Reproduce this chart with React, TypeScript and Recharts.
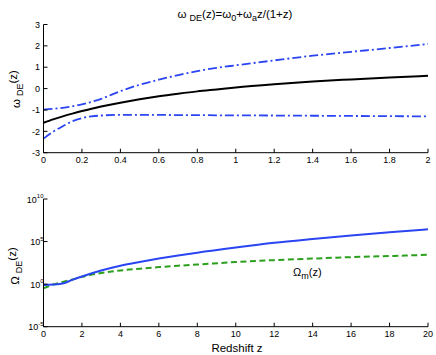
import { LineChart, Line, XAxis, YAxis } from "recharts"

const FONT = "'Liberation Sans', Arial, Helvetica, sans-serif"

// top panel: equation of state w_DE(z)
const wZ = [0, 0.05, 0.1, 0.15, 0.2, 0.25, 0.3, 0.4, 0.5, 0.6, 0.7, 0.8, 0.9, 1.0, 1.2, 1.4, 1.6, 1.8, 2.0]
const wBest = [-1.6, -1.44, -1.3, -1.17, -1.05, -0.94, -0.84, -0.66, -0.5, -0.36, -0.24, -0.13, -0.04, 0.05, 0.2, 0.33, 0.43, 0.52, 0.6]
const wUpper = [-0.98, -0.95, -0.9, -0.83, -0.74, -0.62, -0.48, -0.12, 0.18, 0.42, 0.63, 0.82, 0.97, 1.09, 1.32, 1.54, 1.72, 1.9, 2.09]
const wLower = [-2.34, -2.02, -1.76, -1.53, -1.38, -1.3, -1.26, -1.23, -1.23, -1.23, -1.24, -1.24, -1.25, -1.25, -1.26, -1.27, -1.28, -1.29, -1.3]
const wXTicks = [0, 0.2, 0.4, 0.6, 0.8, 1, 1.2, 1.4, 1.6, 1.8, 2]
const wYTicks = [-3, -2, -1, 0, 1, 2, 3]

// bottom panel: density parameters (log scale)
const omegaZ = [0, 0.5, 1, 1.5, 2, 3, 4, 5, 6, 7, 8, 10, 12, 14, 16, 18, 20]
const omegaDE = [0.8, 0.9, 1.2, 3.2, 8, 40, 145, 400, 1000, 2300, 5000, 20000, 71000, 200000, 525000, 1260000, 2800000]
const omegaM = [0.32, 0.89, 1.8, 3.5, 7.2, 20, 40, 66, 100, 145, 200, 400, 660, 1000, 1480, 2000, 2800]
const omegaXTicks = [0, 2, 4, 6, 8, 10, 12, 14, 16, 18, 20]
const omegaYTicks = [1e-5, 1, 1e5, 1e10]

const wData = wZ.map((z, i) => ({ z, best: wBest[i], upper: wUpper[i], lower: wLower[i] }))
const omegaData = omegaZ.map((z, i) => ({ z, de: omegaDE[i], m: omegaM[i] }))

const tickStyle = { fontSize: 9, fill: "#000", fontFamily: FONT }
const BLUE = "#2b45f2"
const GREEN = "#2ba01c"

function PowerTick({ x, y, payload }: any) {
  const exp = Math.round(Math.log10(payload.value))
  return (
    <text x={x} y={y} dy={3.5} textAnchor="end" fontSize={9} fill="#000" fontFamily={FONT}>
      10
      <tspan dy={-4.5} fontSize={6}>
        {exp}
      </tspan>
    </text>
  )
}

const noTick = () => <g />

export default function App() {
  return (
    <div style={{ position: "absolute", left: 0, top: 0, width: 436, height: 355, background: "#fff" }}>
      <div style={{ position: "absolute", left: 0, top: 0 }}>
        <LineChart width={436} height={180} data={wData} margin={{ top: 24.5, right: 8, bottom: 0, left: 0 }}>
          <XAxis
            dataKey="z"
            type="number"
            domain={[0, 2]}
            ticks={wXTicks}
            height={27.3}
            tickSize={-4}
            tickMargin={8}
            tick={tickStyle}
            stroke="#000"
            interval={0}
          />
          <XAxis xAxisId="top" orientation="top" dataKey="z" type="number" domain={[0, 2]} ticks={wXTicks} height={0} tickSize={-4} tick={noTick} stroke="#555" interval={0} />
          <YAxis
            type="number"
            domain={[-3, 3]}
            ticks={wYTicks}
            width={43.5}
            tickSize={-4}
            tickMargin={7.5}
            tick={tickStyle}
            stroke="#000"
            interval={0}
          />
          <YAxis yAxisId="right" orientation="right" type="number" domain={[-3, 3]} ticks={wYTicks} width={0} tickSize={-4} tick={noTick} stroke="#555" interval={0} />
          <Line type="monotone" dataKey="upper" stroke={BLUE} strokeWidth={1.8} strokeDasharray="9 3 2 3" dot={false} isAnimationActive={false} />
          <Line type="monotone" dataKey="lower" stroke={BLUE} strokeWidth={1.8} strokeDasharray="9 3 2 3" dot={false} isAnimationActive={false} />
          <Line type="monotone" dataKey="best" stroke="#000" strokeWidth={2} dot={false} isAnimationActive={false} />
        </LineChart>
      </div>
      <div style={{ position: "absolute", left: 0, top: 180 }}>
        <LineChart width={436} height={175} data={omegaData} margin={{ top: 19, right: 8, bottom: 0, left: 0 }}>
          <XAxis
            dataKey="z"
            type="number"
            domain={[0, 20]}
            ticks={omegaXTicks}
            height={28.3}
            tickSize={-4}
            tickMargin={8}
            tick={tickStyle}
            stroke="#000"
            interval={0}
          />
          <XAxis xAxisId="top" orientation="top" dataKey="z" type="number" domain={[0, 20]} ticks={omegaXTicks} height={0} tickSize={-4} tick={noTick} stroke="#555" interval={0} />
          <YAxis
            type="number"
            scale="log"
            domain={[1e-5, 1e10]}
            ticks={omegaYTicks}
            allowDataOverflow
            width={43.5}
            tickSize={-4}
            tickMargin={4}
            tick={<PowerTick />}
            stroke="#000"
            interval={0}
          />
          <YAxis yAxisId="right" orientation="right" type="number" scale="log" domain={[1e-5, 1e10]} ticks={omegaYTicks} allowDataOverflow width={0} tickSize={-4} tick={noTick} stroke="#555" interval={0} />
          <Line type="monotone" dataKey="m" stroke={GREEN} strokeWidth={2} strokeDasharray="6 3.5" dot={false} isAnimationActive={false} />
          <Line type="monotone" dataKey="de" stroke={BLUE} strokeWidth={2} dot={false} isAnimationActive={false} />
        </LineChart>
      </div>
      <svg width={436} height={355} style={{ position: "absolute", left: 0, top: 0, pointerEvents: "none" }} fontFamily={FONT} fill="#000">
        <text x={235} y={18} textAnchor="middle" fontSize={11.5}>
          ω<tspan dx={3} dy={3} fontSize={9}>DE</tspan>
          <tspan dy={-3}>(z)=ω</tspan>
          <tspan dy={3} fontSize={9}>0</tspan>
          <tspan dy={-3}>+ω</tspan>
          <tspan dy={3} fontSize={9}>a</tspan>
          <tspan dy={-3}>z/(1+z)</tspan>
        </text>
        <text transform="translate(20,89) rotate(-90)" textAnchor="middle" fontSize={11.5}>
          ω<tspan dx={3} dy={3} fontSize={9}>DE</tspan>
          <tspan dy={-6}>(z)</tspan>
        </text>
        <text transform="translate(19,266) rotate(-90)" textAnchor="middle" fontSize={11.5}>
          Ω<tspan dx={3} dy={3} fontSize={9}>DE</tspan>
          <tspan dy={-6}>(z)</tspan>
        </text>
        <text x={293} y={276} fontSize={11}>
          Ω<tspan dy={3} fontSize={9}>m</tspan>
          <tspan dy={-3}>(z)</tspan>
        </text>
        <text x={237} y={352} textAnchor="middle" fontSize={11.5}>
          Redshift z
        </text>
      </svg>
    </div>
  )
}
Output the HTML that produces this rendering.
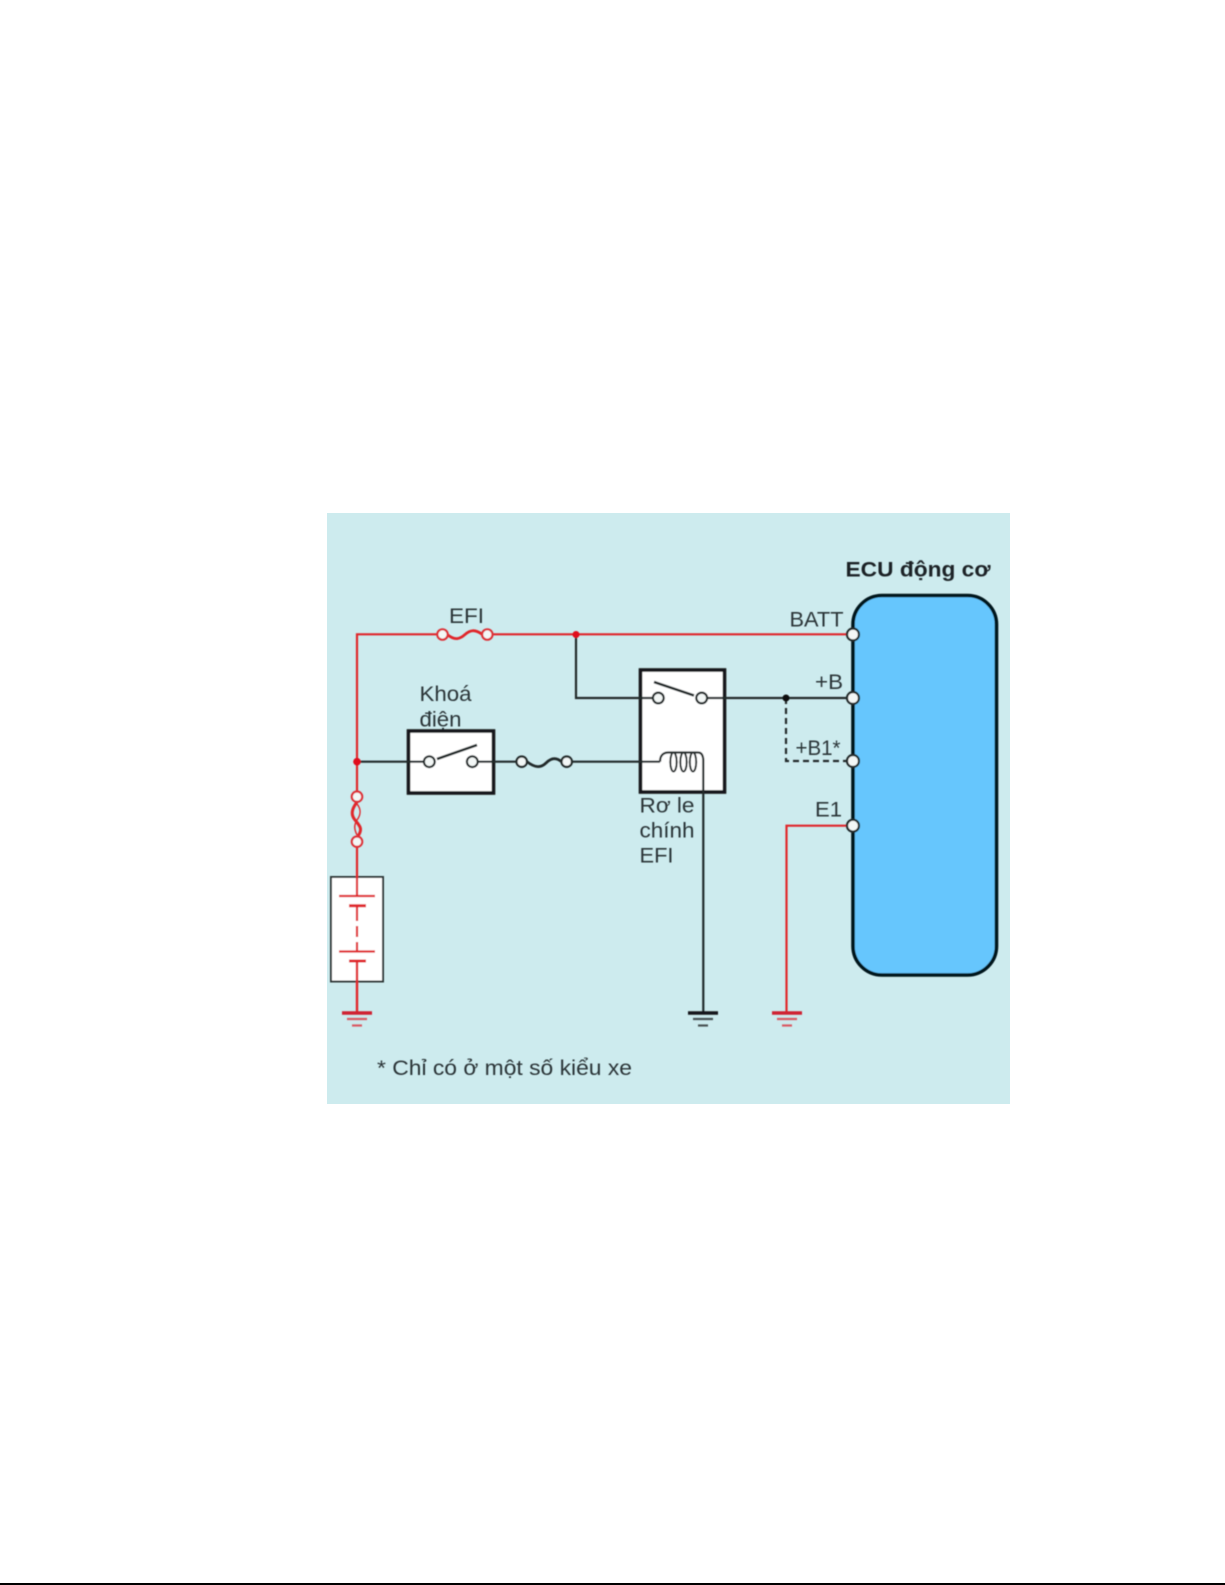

..........

■ Task to carry out
Omit every image. Quote each record exactly.

■ Output of the exercise
Reproduce this chart with React, TypeScript and Recharts.
import { LineChart, Line, XAxis, YAxis } from "recharts"

const FONT = "'Liberation Sans', Arial, Helvetica, sans-serif"

// top panel: equation of state w_DE(z)
const wZ = [0, 0.05, 0.1, 0.15, 0.2, 0.25, 0.3, 0.4, 0.5, 0.6, 0.7, 0.8, 0.9, 1.0, 1.2, 1.4, 1.6, 1.8, 2.0]
const wBest = [-1.6, -1.44, -1.3, -1.17, -1.05, -0.94, -0.84, -0.66, -0.5, -0.36, -0.24, -0.13, -0.04, 0.05, 0.2, 0.33, 0.43, 0.52, 0.6]
const wUpper = [-0.98, -0.95, -0.9, -0.83, -0.74, -0.62, -0.48, -0.12, 0.18, 0.42, 0.63, 0.82, 0.97, 1.09, 1.32, 1.54, 1.72, 1.9, 2.09]
const wLower = [-2.34, -2.02, -1.76, -1.53, -1.38, -1.3, -1.26, -1.23, -1.23, -1.23, -1.24, -1.24, -1.25, -1.25, -1.26, -1.27, -1.28, -1.29, -1.3]
const wXTicks = [0, 0.2, 0.4, 0.6, 0.8, 1, 1.2, 1.4, 1.6, 1.8, 2]
const wYTicks = [-3, -2, -1, 0, 1, 2, 3]

// bottom panel: density parameters (log scale)
const omegaZ = [0, 0.5, 1, 1.5, 2, 3, 4, 5, 6, 7, 8, 10, 12, 14, 16, 18, 20]
const omegaDE = [0.8, 0.9, 1.2, 3.2, 8, 40, 145, 400, 1000, 2300, 5000, 20000, 71000, 200000, 525000, 1260000, 2800000]
const omegaM = [0.32, 0.89, 1.8, 3.5, 7.2, 20, 40, 66, 100, 145, 200, 400, 660, 1000, 1480, 2000, 2800]
const omegaXTicks = [0, 2, 4, 6, 8, 10, 12, 14, 16, 18, 20]
const omegaYTicks = [1e-5, 1, 1e5, 1e10]

const wData = wZ.map((z, i) => ({ z, best: wBest[i], upper: wUpper[i], lower: wLower[i] }))
const omegaData = omegaZ.map((z, i) => ({ z, de: omegaDE[i], m: omegaM[i] }))

const tickStyle = { fontSize: 9, fill: "#000", fontFamily: FONT }
const BLUE = "#2b45f2"
const GREEN = "#2ba01c"

function PowerTick({ x, y, payload }: any) {
  const exp = Math.round(Math.log10(payload.value))
  return (
    <text x={x} y={y} dy={3.5} textAnchor="end" fontSize={9} fill="#000" fontFamily={FONT}>
      10
      <tspan dy={-4.5} fontSize={6}>
        {exp}
      </tspan>
    </text>
  )
}

const noTick = () => <g />

export default function App() {
  return (
    <div style={{ position: "absolute", left: 0, top: 0, width: 436, height: 355, background: "#fff" }}>
      <div style={{ position: "absolute", left: 0, top: 0 }}>
        <LineChart width={436} height={180} data={wData} margin={{ top: 24.5, right: 8, bottom: 0, left: 0 }}>
          <XAxis
            dataKey="z"
            type="number"
            domain={[0, 2]}
            ticks={wXTicks}
            height={27.3}
            tickSize={-4}
            tickMargin={8}
            tick={tickStyle}
            stroke="#000"
            interval={0}
          />
          <XAxis xAxisId="top" orientation="top" dataKey="z" type="number" domain={[0, 2]} ticks={wXTicks} height={0} tickSize={-4} tick={noTick} stroke="#555" interval={0} />
          <YAxis
            type="number"
            domain={[-3, 3]}
            ticks={wYTicks}
            width={43.5}
            tickSize={-4}
            tickMargin={7.5}
            tick={tickStyle}
            stroke="#000"
            interval={0}
          />
          <YAxis yAxisId="right" orientation="right" type="number" domain={[-3, 3]} ticks={wYTicks} width={0} tickSize={-4} tick={noTick} stroke="#555" interval={0} />
          <Line type="monotone" dataKey="upper" stroke={BLUE} strokeWidth={1.8} strokeDasharray="9 3 2 3" dot={false} isAnimationActive={false} />
          <Line type="monotone" dataKey="lower" stroke={BLUE} strokeWidth={1.8} strokeDasharray="9 3 2 3" dot={false} isAnimationActive={false} />
          <Line type="monotone" dataKey="best" stroke="#000" strokeWidth={2} dot={false} isAnimationActive={false} />
        </LineChart>
      </div>
      <div style={{ position: "absolute", left: 0, top: 180 }}>
        <LineChart width={436} height={175} data={omegaData} margin={{ top: 19, right: 8, bottom: 0, left: 0 }}>
          <XAxis
            dataKey="z"
            type="number"
            domain={[0, 20]}
            ticks={omegaXTicks}
            height={28.3}
            tickSize={-4}
            tickMargin={8}
            tick={tickStyle}
            stroke="#000"
            interval={0}
          />
          <XAxis xAxisId="top" orientation="top" dataKey="z" type="number" domain={[0, 20]} ticks={omegaXTicks} height={0} tickSize={-4} tick={noTick} stroke="#555" interval={0} />
          <YAxis
            type="number"
            scale="log"
            domain={[1e-5, 1e10]}
            ticks={omegaYTicks}
            allowDataOverflow
            width={43.5}
            tickSize={-4}
            tickMargin={4}
            tick={<PowerTick />}
            stroke="#000"
            interval={0}
          />
          <YAxis yAxisId="right" orientation="right" type="number" scale="log" domain={[1e-5, 1e10]} ticks={omegaYTicks} allowDataOverflow width={0} tickSize={-4} tick={noTick} stroke="#555" interval={0} />
          <Line type="monotone" dataKey="m" stroke={GREEN} strokeWidth={2} strokeDasharray="6 3.5" dot={false} isAnimationActive={false} />
          <Line type="monotone" dataKey="de" stroke={BLUE} strokeWidth={2} dot={false} isAnimationActive={false} />
        </LineChart>
      </div>
      <svg width={436} height={355} style={{ position: "absolute", left: 0, top: 0, pointerEvents: "none" }} fontFamily={FONT} fill="#000">
        <text x={235} y={18} textAnchor="middle" fontSize={11.5}>
          ω<tspan dx={3} dy={3} fontSize={9}>DE</tspan>
          <tspan dy={-3}>(z)=ω</tspan>
          <tspan dy={3} fontSize={9}>0</tspan>
          <tspan dy={-3}>+ω</tspan>
          <tspan dy={3} fontSize={9}>a</tspan>
          <tspan dy={-3}>z/(1+z)</tspan>
        </text>
        <text transform="translate(20,89) rotate(-90)" textAnchor="middle" fontSize={11.5}>
          ω<tspan dx={3} dy={3} fontSize={9}>DE</tspan>
          <tspan dy={-6}>(z)</tspan>
        </text>
        <text transform="translate(19,266) rotate(-90)" textAnchor="middle" fontSize={11.5}>
          Ω<tspan dx={3} dy={3} fontSize={9}>DE</tspan>
          <tspan dy={-6}>(z)</tspan>
        </text>
        <text x={293} y={276} fontSize={11}>
          Ω<tspan dy={3} fontSize={9}>m</tspan>
          <tspan dy={-3}>(z)</tspan>
        </text>
        <text x={237} y={352} textAnchor="middle" fontSize={11.5}>
          Redshift z
        </text>
      </svg>
    </div>
  )
}
Output the HTML that produces this rendering.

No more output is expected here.